One crucial factor kept coming up in many panel discussions and presentations: the importance of local partnerships. Whether it was finding the best-in-breed local developers to partner with or taking the time to establish friendly contacts with local authorities, it was clear that having an established, knowledgeable and well-liked presence on the ground is key for the success or failure of many Asian real estate ventures.
Pietro Doran, chairman of Korea's Doran Capital Partners, was particularly adamant on this point. During on onstage interview with PERE’s Dave Keating, Doran complained that as a real estate investor in Korea, he is constantly asked about Lone Star's legal troubles there, which recently involved a jail sentence of five years for the Texas firm’s Korean head for manipulating the stock price of a Korean company so it could buy it cheaply. The problem, Doran said, was not that Korea is inherently distrustful of foreign capital but that Lone Star had turned a potential minor problem into a major debacle by not taking the time to establish good relationships with the Korean government. Arguing that no one, including the Korean authorities, wanted the situation to escalate as much as it has, Doran said the Texas firm's missteps in presenting itself to the local culture was to blame.
Doran wasn't the only one to stress a detailed on-the-ground interaction with the local culture, government and businesses in a real estate transaction in Asia. In a breakaway session on Deepak Bagla, a director with 3i, also stressed the importance of understanding local customs and regulations when investing in this region. The session drove home the lesson that even a country-specific fund, for instance, needs to develop knowledge, relationships and government presence in the individual communities into which it is investing, which means working only out of the country's capital isn't an option. In India particularly, where each state can have vastly different regulations when it comes to real estate, connecting early and often with local governments can be critical.

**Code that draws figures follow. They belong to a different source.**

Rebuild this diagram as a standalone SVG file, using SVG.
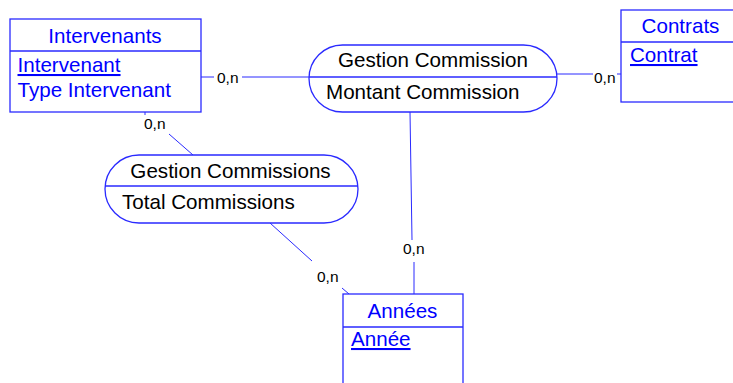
<svg xmlns="http://www.w3.org/2000/svg" width="733" height="383" viewBox="0 0 733 383">
<style>
.box{fill:#fff;stroke:#2a2aff;stroke-width:1.3}
.sep{stroke:#2a2aff;stroke-width:1.3}
.ent{font-family:"Liberation Sans",Arial,sans-serif;font-size:20.6px;fill:#0000ff}
.ul{text-decoration:underline}
.asc{font-family:"Liberation Sans",Arial,sans-serif;font-size:20.6px;fill:#000}
.lbl{font-family:"Liberation Sans",Arial,sans-serif;font-size:15.5px;fill:#000}
.cn{stroke:#2a2aff;stroke-width:1;fill:none}
</style>
<rect width="733" height="383" fill="#fff"/>
<g id="connectors">
<line class="cn" x1="201" y1="77" x2="214" y2="77"/>
<line class="cn" x1="242" y1="77" x2="309" y2="77"/>
<line class="cn" x1="557" y1="74" x2="593" y2="74"/>
<line class="cn" x1="617" y1="74" x2="621" y2="74"/>
<line class="cn" x1="145" y1="112" x2="145" y2="115"/>
<line class="cn" x1="169" y1="134" x2="193" y2="155"/>
<line class="cn" x1="270" y1="223" x2="312" y2="261"/>
<line class="cn" x1="342" y1="288" x2="349" y2="294"/>
<line class="cn" x1="410" y1="112" x2="412" y2="240"/>
<line class="cn" x1="414" y1="262" x2="414" y2="294"/>
<text class="lbl" x="217" y="83">0,n</text>
<text class="lbl" x="594" y="83">0,n</text>
<text class="lbl" x="144" y="129">0,n</text>
<text class="lbl" x="317" y="282">0,n</text>
<text class="lbl" x="403" y="254">0,n</text>
</g>
<g id="Intervenants">
<rect class="box" x="10" y="19" width="191" height="93"/>
<line class="sep" x1="10" y1="51" x2="201" y2="51"/>
<text class="ent" x="105" y="43" text-anchor="middle">Intervenants</text>
<text class="ent ul" x="17.5" y="72">Intervenant</text>
<text class="ent" x="17.5" y="97">Type Intervenant</text>
</g>
<g id="Contrats">
<rect class="box" x="621" y="10" width="125" height="92"/>
<line class="sep" x1="621" y1="42" x2="746" y2="42"/>
<text class="ent" x="680.5" y="32.5" text-anchor="middle">Contrats</text>
<text class="ent ul" x="630" y="62">Contrat</text>
</g>
<g id="Annees">
<rect class="box" x="343" y="294" width="120" height="100"/>
<line class="sep" x1="343" y1="327" x2="463" y2="327"/>
<text class="ent" x="402.5" y="318" text-anchor="middle">Années</text>
<text class="ent ul" x="351" y="346">Année</text>
</g>
<g id="GestionCommission">
<rect class="box" x="309" y="45" width="248" height="67" rx="33.5"/>
<line class="sep" x1="309" y1="77" x2="557" y2="77"/>
<text class="asc" x="433" y="67" text-anchor="middle">Gestion Commission</text>
<text class="asc" x="326" y="99">Montant Commission</text>
</g>
<g id="GestionCommissions">
<rect class="box" x="105" y="155" width="253" height="68" rx="34"/>
<line class="sep" x1="105" y1="186" x2="358" y2="186"/>
<text class="asc" x="230.5" y="178" text-anchor="middle">Gestion Commissions</text>
<text class="asc" x="122" y="209">Total Commissions</text>
</g>
</svg>
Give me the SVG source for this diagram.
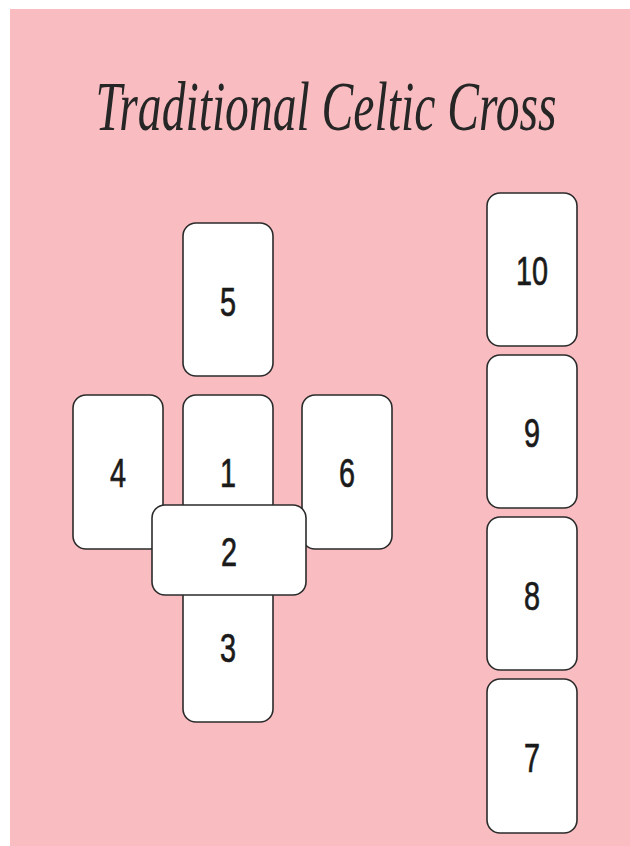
<svg xmlns="http://www.w3.org/2000/svg" width="630" height="846" viewBox="0 0 630 846">
<style>
.card{fill:#ffffff;stroke:#2b2b2b;stroke-width:1.6}
.num{font-family:"Liberation Sans","DejaVu Sans",sans-serif;font-size:40px;fill:#1a1a1a;stroke:#1a1a1a;stroke-width:0.7;text-anchor:middle}
.title{font-family:"Liberation Serif","DejaVu Serif",serif;font-style:italic;font-size:70px;fill:#262626;text-anchor:middle}
</style>
<rect x="0" y="0" width="630" height="846" fill="#ffffff"/>
<rect x="10" y="9" width="620" height="837" fill="#f9bdc1"/>
<text class="title" transform="translate(326,130) scale(0.68,1)">Traditional Celtic Cross</text>
<g id="card5"><rect class="card" x="183" y="223" width="90" height="153" rx="13"/><text class="num" transform="translate(228,316) scale(0.72,1)">5</text></g>
<g id="card4"><rect class="card" x="73" y="395" width="90" height="154" rx="13"/><text class="num" transform="translate(118,487) scale(0.72,1)">4</text></g>
<g id="card6"><rect class="card" x="302" y="395" width="90" height="154" rx="13"/><text class="num" transform="translate(347,487) scale(0.72,1)">6</text></g>
<g id="card1"><rect class="card" x="183" y="395" width="90" height="154" rx="13"/><text class="num" transform="translate(228,487) scale(0.72,1)">1</text></g>
<g id="card3"><rect class="card" x="183" y="568" width="90" height="154" rx="13"/><text class="num" transform="translate(228,662) scale(0.72,1)">3</text></g>
<g id="card2"><rect class="card" x="152" y="505" width="154" height="90" rx="13"/><text class="num" transform="translate(229,566) scale(0.72,1)">2</text></g>
<g id="card10"><rect class="card" x="487" y="193" width="90" height="153" rx="13"/><text class="num" transform="translate(532,285) scale(0.72,1)">10</text></g>
<g id="card9"><rect class="card" x="487" y="355" width="90" height="153" rx="13"/><text class="num" transform="translate(532,447) scale(0.72,1)">9</text></g>
<g id="card8"><rect class="card" x="487" y="517" width="90" height="153" rx="13"/><text class="num" transform="translate(532,610) scale(0.72,1)">8</text></g>
<g id="card7"><rect class="card" x="487" y="679" width="90" height="154" rx="13"/><text class="num" transform="translate(532,772) scale(0.72,1)">7</text></g>
<g id="connectors"/>
</svg>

Of course connections between investors are important as well, and one could see at the conference how quickly a small community is forming around this nascent area of private equity investment. As global private equity firms launch more and more Asia-dedicated real estate funds and local first-time funds spring up across the continent, these investors are starting to get to know each other quite well. PERE is looking forward to more opportunities in the future to facilitate this interaction.